"Most likely to be" != "Totally this"
Just to be sure we are on the same page here. I am not ruling out fungus as an option, just saying it is less likely to be the case. (what is the fungus eating in there? I needs a source of metabolic energy. Unless this is some very strange chemotrophic fungus or something, how do you explain having a fungal growth of that density, in the absence of organic substrate? Etc.)
Zapping it for science is the most direct way to find out. Sadly we may never know.
vis-a-vis "Lamplight"
It is also a theatrical term for purposefully drawing attention to something in a narrative. This is the use I invoked.
An example in television, is a close pan-in to a McGuffin in the scene, even when the actor's characters are unaware of it.
You might be thinking of "to
highlight", but I can't find any examples of someone using "lamplight" as a verb.
In any event, I'm not saying your conclusions are necessarily wrong. I'm saying that you and the author have collectively managed to demonstrate why you don't bring up Occam's Razor in a scientific context to discriminate between candidate hypotheses: because ultimately it's a judgement call working sideways to the actual process. "Most likely to be" is indeed not "definitely this", but it's also not scientifically meaningful outside of very specific statistical contexts.
I'm not doing this to pick on you, by the way.
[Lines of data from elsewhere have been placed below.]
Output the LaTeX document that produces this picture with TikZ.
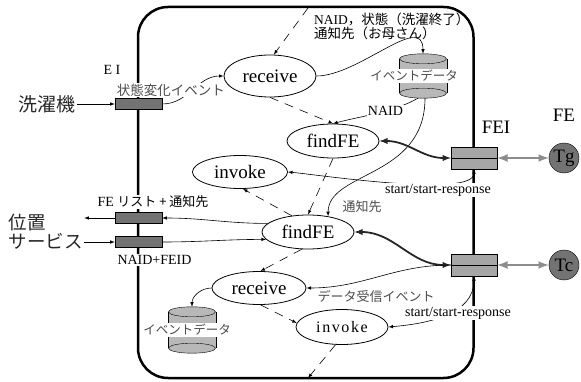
\documentclass[tikz,border=0pt]{standalone}
\usepackage{fontspec}
\setmainfont{Liberation Serif}
\newfontfamily\jpfont{Noto Sans CJK JP}
\usepackage{tikz}
\usetikzlibrary{arrows, shapes, positioning}

\begin{document}
\begin{tikzpicture}[x=1pt, y=-1pt, on grid,
    proc/.style={ellipse, draw, thick, minimum width=92pt, minimum height=34pt, inner sep=0pt, font=\fontsize{19}{21}\selectfont},
    eibox/.style={rectangle, draw, fill=black!55, minimum width=47pt, minimum height=11pt, inner sep=0pt},
    feibox/.style={rectangle, draw, fill=black!35, minimum width=46pt, minimum height=22pt, inner sep=0pt},
    fe/.style={circle, draw, fill=black!55, minimum size=30pt, inner sep=0pt, font=\fontsize{19}{21}\selectfont},
    db/.style={rectangle, minimum width=47pt, minimum height=44pt, inner sep=0pt},
    dbfill/.style={fill=black!28},
    lbl/.style={fill=white, inner sep=1pt, font=\fontsize{14}{16}\selectfont},
    jlbl/.style={fill=white, inner sep=1pt, text=black!70, font=\jpfont\fontsize{13}{14}\selectfont},
    big/.style={inner sep=1pt, text=black!85, font=\jpfont\fontsize{19}{19}\selectfont},
    flow/.style={-latex, semithick},
    ctrl/.style={-latex, semithick, dash pattern=on 9pt off 7pt},
    call/.style={latex-latex, line width=1.8pt, black!85},
    link/.style={latex-latex, line width=2.5pt, gray!90}]
  \useasboundingbox (0,0) rectangle (581,382);
  \draw[line width=2.5pt, rounded corners=30pt] (138,7) rectangle (473.5,378);

  % EI on the left side
  \node[eibox] (eiA) at (138.5,104) {};
  \node[eibox] (eiB) at (138.5,218) {};
  \node[eibox] (eiC) at (138.5,242) {};
  \node[big] (wash) [left = 91.5pt of eiA] {洗濯機};
  \node[big, align=left, font=\jpfont\fontsize{18.5}{19}\selectfont] (loc) [below left = 14pt and 92.5pt of eiB] {位置\\サービス};

  % processes
  \node[proc, minimum height=42pt] (recvA) at (270,76) {receive};
  \node[proc] (findA) [below right = 65pt and 63pt of recvA] {findFE};
  \node[proc, minimum width=95pt, minimum height=33pt] (invA) [below left = 31pt and 93pt of findA] {invoke};
  \node[proc] (findB) [below left = 91pt and 25pt of findA] {findFE};
  \node[proc, minimum width=94pt, minimum height=33pt] (recvB) [below left = 56pt and 49pt of findB] {receive};
  \node[proc, minimum height=35pt, font=\fontsize{16}{18}\selectfont\addfontfeatures{LetterSpace=10}] (invB) [below right = 39pt and 83pt of recvB] {invoke};

  % event data stores
  \node[db] (dbA) [right = 153pt of recvA] {};
  \node[db, minimum height=46pt] (dbB) [below left = 42pt and 67pt of recvB] {};
  \path[dbfill] ([yshift=-5pt]dbA.north west) rectangle ([yshift=5pt]dbA.south east);
  \draw ([yshift=-5pt]dbA.north west) -- ([yshift=5pt]dbA.south west)
        ([yshift=-5pt]dbA.north east) -- ([yshift=5pt]dbA.south east);
  \draw[dbfill] ([yshift=-5pt]dbA.north) ellipse [x radius=23.5pt, y radius=5pt];
  \draw[dbfill] ([yshift=5pt]dbA.south) ellipse [x radius=23.5pt, y radius=5pt];
  \path[dbfill] ([yshift=-5pt]dbB.north west) rectangle ([yshift=5pt]dbB.south east);
  \draw ([yshift=-5pt]dbB.north west) -- ([yshift=5pt]dbB.south west)
        ([yshift=-5pt]dbB.north east) -- ([yshift=5pt]dbB.south east);
  \draw[dbfill] ([yshift=-5pt]dbB.north) ellipse [x radius=23.5pt, y radius=5pt];
  \draw[dbfill] ([yshift=5pt]dbB.south) ellipse [x radius=23.5pt, y radius=5pt];

  % FEI and FE
  \node[feibox] (feiA) [below right = 17pt and 141pt of findA] {};
  \node[feibox] (feiB) [below = 107pt of feiA] {};
  \draw (feiA.west) -- (feiA.east);
  \draw (feiB.west) -- (feiB.east);
  \node[fe] (tg) [right = 90pt of feiA] {Tg};
  \node[fe] (tc) [right = 90pt of feiB] {Tc};

  \coordinate (inlet) at (308,8);
  \coordinate (outlet) at (308,378);

  \path[flow] (wash) edge (eiA);
  \path[flow] (eiB.west) edge (eiB.west -| loc.east);
  \path[flow] (eiC.west -| loc.east) edge (eiC.west);
  \path[flow] (eiA.east) edge[out=0, in=180] node[jlbl, font=\jpfont\fontsize{13.5}{14}\selectfont, xshift=-22pt] {状態変化イベント} (recvA.west);
  \path[ctrl] (inlet) edge (recvA.80);
  \path[flow] (recvA.east) edge[out=0, in=90] (dbA.north);
  \path[ctrl] (recvA.south) edge (findA.north);
  \path[flow] ([xshift=-5pt]dbA.south) edge[out=-150, in=15, looseness=0.8] node[lbl, pos=0.4] {NAID} (findA.north);
  \path[flow] ([xshift=2pt]dbA.south) edge[out=-90, in=90, out distance=80pt, in distance=45pt] (findB.38);
  \path[call] (findA.east) edge[out=0, in=180] (feiA.west);
  \path[flow, latex-latex] (invA.east) edge[out=-5, in=-90, looseness=0.4] (feiA.south);
  \path[ctrl] (findA.south) edge (findB.north);
  \path[ctrl] (findB.135) edge (invA.-80);
  \path[flow] (findB.168) edge[out=180, in=0] (eiB.east);
  \path[flow] (eiC.east) edge[out=0, in=180] (findB.190);
  \path[call] (findB.east) edge[out=0, in=180] (feiB.west);
  \path[ctrl] (findB.-110) edge (recvB.85);
  \path[flow] (feiB.west) edge[out=180, in=0] (recvB.east);
  \path[flow] (recvB.west) edge[out=180, in=90] (dbB.north);
  \path[ctrl] (recvB.-85) edge (invB.175);
  \path[flow, latex-latex] (invB.east) edge[out=5, in=-90] (feiB.south);
  \path[ctrl] (invB.-110) edge (outlet);
  \path[link] (feiA.east) edge (tg.west);
  \path[link] (feiB.east) edge (tc.west);

  % labels
  \node[inner sep=1pt, align=left, anchor=north west, font=\fontsize{13.5}{14}\selectfont] (notice) at (313,12) {NAID{\jpfont ，状態（洗濯終了）}\\{\jpfont 通知先（お母さん）}};
  \node[jlbl, font=\jpfont\fontsize{12.5}{14}\selectfont] (dbAtext) [left = 9pt of dbA] {イベントデータ};
  \node[jlbl, font=\jpfont\fontsize{12.5}{14}\selectfont] (dbBtext) [left = 5pt of dbB] {イベントデータ};
  \node[lbl] (ei) [above left = 34pt and 26.5pt of eiA] {E I};
  \node[lbl] (felist) [above right = 16pt and 14.5pt of eiB] {FE {\jpfont\fontsize{13}{14}\selectfont リスト + 通知先}};
  \node[lbl] (feid) [below right = 18pt and 16pt of eiC] {NAID+FEID};
  \node[lbl, font=\fontsize{19}{21}\selectfont] (feitext) [above right = 31pt and 22pt of feiA] {FEI};
  \node[lbl, font=\fontsize{19}{21}\selectfont] (fetext) [above = 43pt of tg] {FE};
  \node[lbl] (ssrA) [below left = 32pt and 36pt of feiA] {start/start-response};
  \node[lbl] (ssrB) [below left = 48pt and 16pt of feiB] {start/start-response};
  \node[jlbl] (notify) [above right = 25pt and 54pt of findB] {通知先};
  \node[jlbl] (recvev) [below left = 31pt and 98pt of feiB] {データ受信イベント};
\end{tikzpicture}
\end{document}
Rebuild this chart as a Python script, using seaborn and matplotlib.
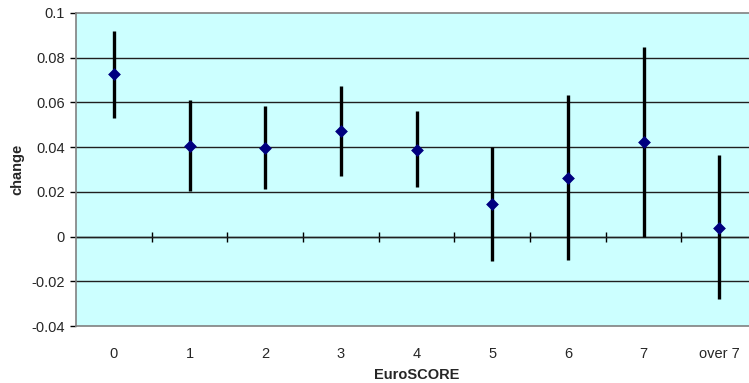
import matplotlib
matplotlib.use("Agg")
import matplotlib.pyplot as plt
import seaborn as sns
import pandas as pd

categories = ["0", "1", "2", "3", "4", "5", "6", "7", "over 7"]
change = [0.0725, 0.0405, 0.0398, 0.0472, 0.0389, 0.0146, 0.0264, 0.0421, 0.0039]
lower = [0.0532, 0.0203, 0.0211, 0.0271, 0.0221, -0.0108, -0.0105, -0.0004, -0.0280]
upper = [0.0919, 0.0609, 0.0583, 0.0672, 0.0560, 0.0401, 0.0632, 0.0847, 0.0364]
ytick_values = [-0.04, -0.02, 0, 0.02, 0.04, 0.06, 0.08, 0.1]
ytick_labels = ["-0.04", "-0.02", "0", "0.02", "0.04", "0.06", "0.08", "0.1"]

df = pd.DataFrame({"EuroSCORE": categories, "change": change,
                   "lower": lower, "upper": upper})

sns.set_theme(style="white")
plt.rcParams["font.family"] = ["Liberation Sans", "DejaVu Sans"]

FS = 10.5
W, H = 749, 383
fig = plt.figure(figsize=(W / 100, H / 100), dpi=100)
# plot box runs slightly past the right edge of the canvas
ax = fig.add_axes([76 / W, 57 / H, (757 - 76) / W, (326 - 13) / H])
ax.set_facecolor("#CCFFFF")

ymin, ymax = -0.04, 0.1
ax.set_ylim(ymin, ymax)
ax.set_xlim(-0.5, len(categories) - 0.5)

# horizontal gridlines
for v in ytick_values[1:-1]:
    ax.axhline(v, color="#202020", lw=1.0, zorder=1)

# confidence intervals
x = list(range(len(categories)))
ax.vlines(x, df["lower"], df["upper"], color="black", lw=2.4, zorder=2)

sns.scatterplot(data=df, x="EuroSCORE", y="change", marker="D", s=36,
                color="#000080", edgecolor="#000080", linewidth=0.5,
                ax=ax, zorder=3, legend=False)

ax.set_yticks(ytick_values)
ax.set_yticklabels(ytick_labels, fontsize=FS)
ax.tick_params(axis="y", length=4, width=1, color="black", pad=4, left=True)
ax.set_xticks(x)
ax.set_xticklabels(categories, fontsize=FS)
ax.tick_params(axis="x", length=0, pad=15)

for side in ["top", "left", "bottom"]:
    ax.spines[side].set_visible(True)
    ax.spines[side].set_color("#808080")
    ax.spines[side].set_linewidth(1.2)
ax.spines["right"].set_visible(False)

# category boundary ticks sitting on the zero line
zero_frac = (0 - ymin) / (ymax - ymin)
sec = ax.secondary_xaxis(zero_frac)
sec.set_xticks([i + 0.5 for i in range(len(categories) - 1)])
sec.set_xticklabels([])
sec.tick_params(direction="inout", length=7, width=1, color="black")
sec.spines["bottom"].set_color("black")
sec.spines["bottom"].set_linewidth(1.0)

ax.set_xlabel("EuroSCORE", fontsize=FS, fontweight="bold", labelpad=5)
ax.set_ylabel("change", fontsize=FS, fontweight="bold", labelpad=5)

fig.savefig("out.png", dpi=100)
I'm doing it because adversarial reasoning like this is probably the single most pervasive and tenacious error people make in trying to think scientifically, and it's a weirdly subtle error for something so core to empiricism; the same processes that are vital to organizing and prioritizing research are fatal to actually performing it. You've helped to provide an unusually tutelary example of why that is, and I felt it was important, in light of how we're all looking at the pseudoscience now, to highlight that.